WHAT IS BEING ASKED - Reproduce the listing below without changes, except that pictures are left out.

DATASET EXTRACT -
==============================

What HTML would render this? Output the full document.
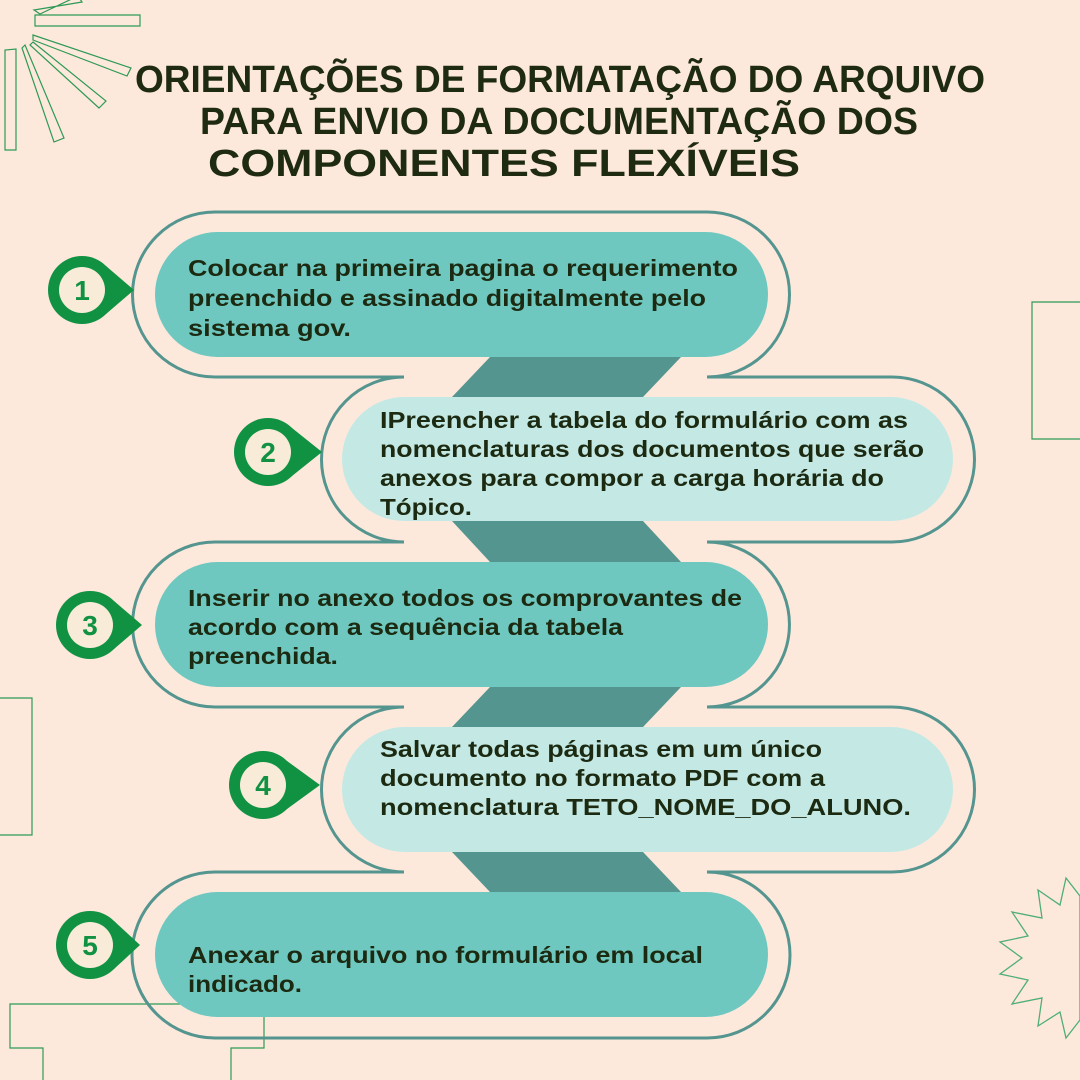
<!DOCTYPE html>
<html><head><meta charset="utf-8"><style>
html,body{margin:0;padding:0;background:#fde9dc;}
svg{display:block}
.t{font-family:"Liberation Sans",sans-serif;font-weight:bold;fill:#1e2b10}
.b{font-family:"Liberation Sans",sans-serif;font-weight:bold;fill:#1c2a12;font-size:23px}
</style></head><body>
<svg width="1080" height="1080" viewBox="0 0 1080 1080" xmlns="http://www.w3.org/2000/svg">
<rect width="1080" height="1080" fill="#fde9dc"/>
<g fill="none" stroke="#2e9a55" stroke-width="1.2">
<polygon points="35,15 140,15 140,26 35,26"/>
<polygon points="40,14 78,-4 82,2 34,10"/>
<polygon points="33,35 131,68 127,76 33,40"/>
<polygon points="33,42 106,101 99,108 30,45"/>
<polygon points="25,45 64,138 54,142 22,48"/>
<polygon points="16,49 16,150 5,150 5,50"/>
<polyline points="1080,302 1032,302 1032,439 1080,439"/>
<polyline points="0,698 32,698 32,835 0,835"/>
<polyline points="43,1080 43,1048 10,1048 10,1004 264,1004 264,1048 231,1048 231,1080"/>
</g>
<g fill="none" stroke="#4fae75" stroke-width="1.3">
<polygon points="1066,878 1060,905 1038,890 1042,918 1012,912 1028,936 1000,942 1022,958 1000,974 1028,980 1012,1004 1042,998 1038,1026 1060,1012 1066,1038 1080,1020 1080,896"/>
</g>
<polygon points="490,357 681,357 643,397 452,397" fill="#55958f"/>
<polygon points="452,521 643,521 681,562 490,562" fill="#55958f"/>
<polygon points="490,687 681,687 643,727 452,727" fill="#55958f"/>
<polygon points="452,852 643,852 681,892 490,892" fill="#55958f"/>
<g fill="none" stroke="#55958f" stroke-width="3">
<path d="M215,212 L707,212 A82.5,82.5 0 0 1 707,377 L892,377 A82.5,82.5 0 0 1 892,542 L707,542 A82.5,82.5 0 0 1 707,707 L892,707 A82.5,82.5 0 0 1 892,872 L707,872 A82.5,82.5 0 0 1 707,1038 L215,1038 A82.5,82.5 0 0 1 215,872 L404,872 A82.5,82.5 0 0 1 404,707 L215,707 A82.5,82.5 0 0 1 215,542 L404,542 A82.5,82.5 0 0 1 404,377 L215,377 A82.5,82.5 0 0 1 215,212 Z"/>
</g>
<rect x="155" y="232" width="613" height="125" rx="62.5" fill="#6ec8c0"/>
<rect x="342" y="397" width="611" height="124" rx="62" fill="#c4e9e4"/>
<rect x="155" y="562" width="613" height="125" rx="62.5" fill="#6ec8c0"/>
<rect x="342" y="727" width="611" height="125" rx="62.5" fill="#c4e9e4"/>
<rect x="155" y="892" width="613" height="125" rx="62.5" fill="#6ec8c0"/>
<g fill="#119243">
<circle cx="82" cy="290" r="34"/><polygon points="106,266 134,290 106,314"/>
<circle cx="268" cy="452" r="34"/><polygon points="292,428 322,452 292,476"/>
<circle cx="90" cy="625" r="34"/><polygon points="114,601 142,625 114,649"/>
<circle cx="263" cy="785" r="34"/><polygon points="287,761 320,785 287,809"/>
<circle cx="90" cy="945" r="34"/><polygon points="114,921 140,945 114,969"/>
</g>
<g fill="#f8ecd8">
<circle cx="82" cy="290" r="23"/><circle cx="268" cy="452" r="23"/><circle cx="90" cy="625" r="23"/><circle cx="263" cy="785" r="23"/><circle cx="90" cy="945" r="23"/>
</g>
<g font-family="Liberation Sans,sans-serif" font-size="28" font-weight="bold" fill="#119243" text-anchor="middle">
<text x="82" y="300">1</text><text x="268" y="462">2</text><text x="90" y="635">3</text><text x="263" y="795">4</text><text x="90" y="955">5</text>
</g>
<g class="t" font-size="38">
<text x="135" y="92" textLength="850" lengthAdjust="spacingAndGlyphs">ORIENTAÇÕES DE FORMATAÇÃO DO ARQUIVO</text>
<text x="200" y="134" textLength="718" lengthAdjust="spacingAndGlyphs">PARA ENVIO DA DOCUMENTAÇÃO DOS</text>
<text x="208" y="176" textLength="592" lengthAdjust="spacingAndGlyphs">COMPONENTES  FLEXÍVEIS</text>
</g>
<g class="b">
<text x="188" y="276" textLength="550" lengthAdjust="spacingAndGlyphs">Colocar na primeira pagina o requerimento</text>
<text x="188" y="306" textLength="518" lengthAdjust="spacingAndGlyphs">preenchido e assinado digitalmente pelo</text>
<text x="188" y="336" textLength="163" lengthAdjust="spacingAndGlyphs">sistema gov.</text>
<text x="380" y="428" textLength="528" lengthAdjust="spacingAndGlyphs">IPreencher a tabela do formulário com as</text>
<text x="380" y="457" textLength="544" lengthAdjust="spacingAndGlyphs">nomenclaturas dos documentos que serão</text>
<text x="380" y="486" textLength="504" lengthAdjust="spacingAndGlyphs">anexos para compor a carga horária do</text>
<text x="380" y="515" textLength="92" lengthAdjust="spacingAndGlyphs">Tópico.</text>
<text x="188" y="606" textLength="554" lengthAdjust="spacingAndGlyphs">Inserir no anexo todos os comprovantes de</text>
<text x="188" y="635" textLength="435" lengthAdjust="spacingAndGlyphs">acordo com a sequência da tabela</text>
<text x="188" y="664" textLength="150" lengthAdjust="spacingAndGlyphs">preenchida.</text>
<text x="380" y="757" textLength="442" lengthAdjust="spacingAndGlyphs">Salvar todas páginas em um único</text>
<text x="380" y="786" textLength="445" lengthAdjust="spacingAndGlyphs">documento no formato PDF com a</text>
<text x="380" y="815" textLength="531" lengthAdjust="spacingAndGlyphs">nomenclatura TETO_NOME_DO_ALUNO.</text>
<text x="188" y="963" textLength="515" lengthAdjust="spacingAndGlyphs">Anexar o arquivo no formulário em local</text>
<text x="188" y="992" textLength="114" lengthAdjust="spacingAndGlyphs">indicado.</text>
</g>
</svg>
</body></html>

==============================

ANSWER TO THE TASK -
What HTML would render this? Output the full document.
<!DOCTYPE html>
<html><head><meta charset="utf-8"><style>
html,body{margin:0;padding:0;background:#fde9dc;}
svg{display:block}
.t{font-family:"Liberation Sans",sans-serif;font-weight:bold;fill:#1e2b10}
.b{font-family:"Liberation Sans",sans-serif;font-weight:bold;fill:#1c2a12;font-size:23px}
</style></head><body>
<svg width="1080" height="1080" viewBox="0 0 1080 1080" xmlns="http://www.w3.org/2000/svg">
<rect width="1080" height="1080" fill="#fde9dc"/>
<g fill="none" stroke="#2e9a55" stroke-width="1.2">
<polygon points="35,15 140,15 140,26 35,26"/>
<polygon points="40,14 78,-4 82,2 34,10"/>
<polygon points="33,35 131,68 127,76 33,40"/>
<polygon points="33,42 106,101 99,108 30,45"/>
<polygon points="25,45 64,138 54,142 22,48"/>
<polygon points="16,49 16,150 5,150 5,50"/>
<polyline points="1080,302 1032,302 1032,439 1080,439"/>
<polyline points="0,698 32,698 32,835 0,835"/>
<polyline points="43,1080 43,1048 10,1048 10,1004 264,1004 264,1048 231,1048 231,1080"/>
</g>
<g fill="none" stroke="#4fae75" stroke-width="1.3">
<polygon points="1066,878 1060,905 1038,890 1042,918 1012,912 1028,936 1000,942 1022,958 1000,974 1028,980 1012,1004 1042,998 1038,1026 1060,1012 1066,1038 1080,1020 1080,896"/>
</g>
<polygon points="490,357 681,357 643,397 452,397" fill="#55958f"/>
<polygon points="452,521 643,521 681,562 490,562" fill="#55958f"/>
<polygon points="490,687 681,687 643,727 452,727" fill="#55958f"/>
<polygon points="452,852 643,852 681,892 490,892" fill="#55958f"/>
<g fill="none" stroke="#55958f" stroke-width="3">
<path d="M215,212 L707,212 A82.5,82.5 0 0 1 707,377 L892,377 A82.5,82.5 0 0 1 892,542 L707,542 A82.5,82.5 0 0 1 707,707 L892,707 A82.5,82.5 0 0 1 892,872 L707,872 A82.5,82.5 0 0 1 707,1038 L215,1038 A82.5,82.5 0 0 1 215,872 L404,872 A82.5,82.5 0 0 1 404,707 L215,707 A82.5,82.5 0 0 1 215,542 L404,542 A82.5,82.5 0 0 1 404,377 L215,377 A82.5,82.5 0 0 1 215,212 Z"/>
</g>
<rect x="155" y="232" width="613" height="125" rx="62.5" fill="#6ec8c0"/>
<rect x="342" y="397" width="611" height="124" rx="62" fill="#c4e9e4"/>
<rect x="155" y="562" width="613" height="125" rx="62.5" fill="#6ec8c0"/>
<rect x="342" y="727" width="611" height="125" rx="62.5" fill="#c4e9e4"/>
<rect x="155" y="892" width="613" height="125" rx="62.5" fill="#6ec8c0"/>
<g fill="#119243">
<circle cx="82" cy="290" r="34"/><polygon points="106,266 134,290 106,314"/>
<circle cx="268" cy="452" r="34"/><polygon points="292,428 322,452 292,476"/>
<circle cx="90" cy="625" r="34"/><polygon points="114,601 142,625 114,649"/>
<circle cx="263" cy="785" r="34"/><polygon points="287,761 320,785 287,809"/>
<circle cx="90" cy="945" r="34"/><polygon points="114,921 140,945 114,969"/>
</g>
<g fill="#f8ecd8">
<circle cx="82" cy="290" r="23"/><circle cx="268" cy="452" r="23"/><circle cx="90" cy="625" r="23"/><circle cx="263" cy="785" r="23"/><circle cx="90" cy="945" r="23"/>
</g>
<g font-family="Liberation Sans,sans-serif" font-size="28" font-weight="bold" fill="#119243" text-anchor="middle">
<text x="82" y="300">1</text><text x="268" y="462">2</text><text x="90" y="635">3</text><text x="263" y="795">4</text><text x="90" y="955">5</text>
</g>
<g class="t" font-size="38">
<text x="135" y="92" textLength="850" lengthAdjust="spacingAndGlyphs">ORIENTAÇÕES DE FORMATAÇÃO DO ARQUIVO</text>
<text x="200" y="134" textLength="718" lengthAdjust="spacingAndGlyphs">PARA ENVIO DA DOCUMENTAÇÃO DOS</text>
<text x="208" y="176" textLength="592" lengthAdjust="spacingAndGlyphs">COMPONENTES  FLEXÍVEIS</text>
</g>
<g class="b">
<text x="188" y="276" textLength="550" lengthAdjust="spacingAndGlyphs">Colocar na primeira pagina o requerimento</text>
<text x="188" y="306" textLength="518" lengthAdjust="spacingAndGlyphs">preenchido e assinado digitalmente pelo</text>
<text x="188" y="336" textLength="163" lengthAdjust="spacingAndGlyphs">sistema gov.</text>
<text x="380" y="428" textLength="528" lengthAdjust="spacingAndGlyphs">IPreencher a tabela do formulário com as</text>
<text x="380" y="457" textLength="544" lengthAdjust="spacingAndGlyphs">nomenclaturas dos documentos que serão</text>
<text x="380" y="486" textLength="504" lengthAdjust="spacingAndGlyphs">anexos para compor a carga horária do</text>
<text x="380" y="515" textLength="92" lengthAdjust="spacingAndGlyphs">Tópico.</text>
<text x="188" y="606" textLength="554" lengthAdjust="spacingAndGlyphs">Inserir no anexo todos os comprovantes de</text>
<text x="188" y="635" textLength="435" lengthAdjust="spacingAndGlyphs">acordo com a sequência da tabela</text>
<text x="188" y="664" textLength="150" lengthAdjust="spacingAndGlyphs">preenchida.</text>
<text x="380" y="757" textLength="442" lengthAdjust="spacingAndGlyphs">Salvar todas páginas em um único</text>
<text x="380" y="786" textLength="445" lengthAdjust="spacingAndGlyphs">documento no formato PDF com a</text>
<text x="380" y="815" textLength="531" lengthAdjust="spacingAndGlyphs">nomenclatura TETO_NOME_DO_ALUNO.</text>
<text x="188" y="963" textLength="515" lengthAdjust="spacingAndGlyphs">Anexar o arquivo no formulário em local</text>
<text x="188" y="992" textLength="114" lengthAdjust="spacingAndGlyphs">indicado.</text>
</g>
</svg>
</body></html>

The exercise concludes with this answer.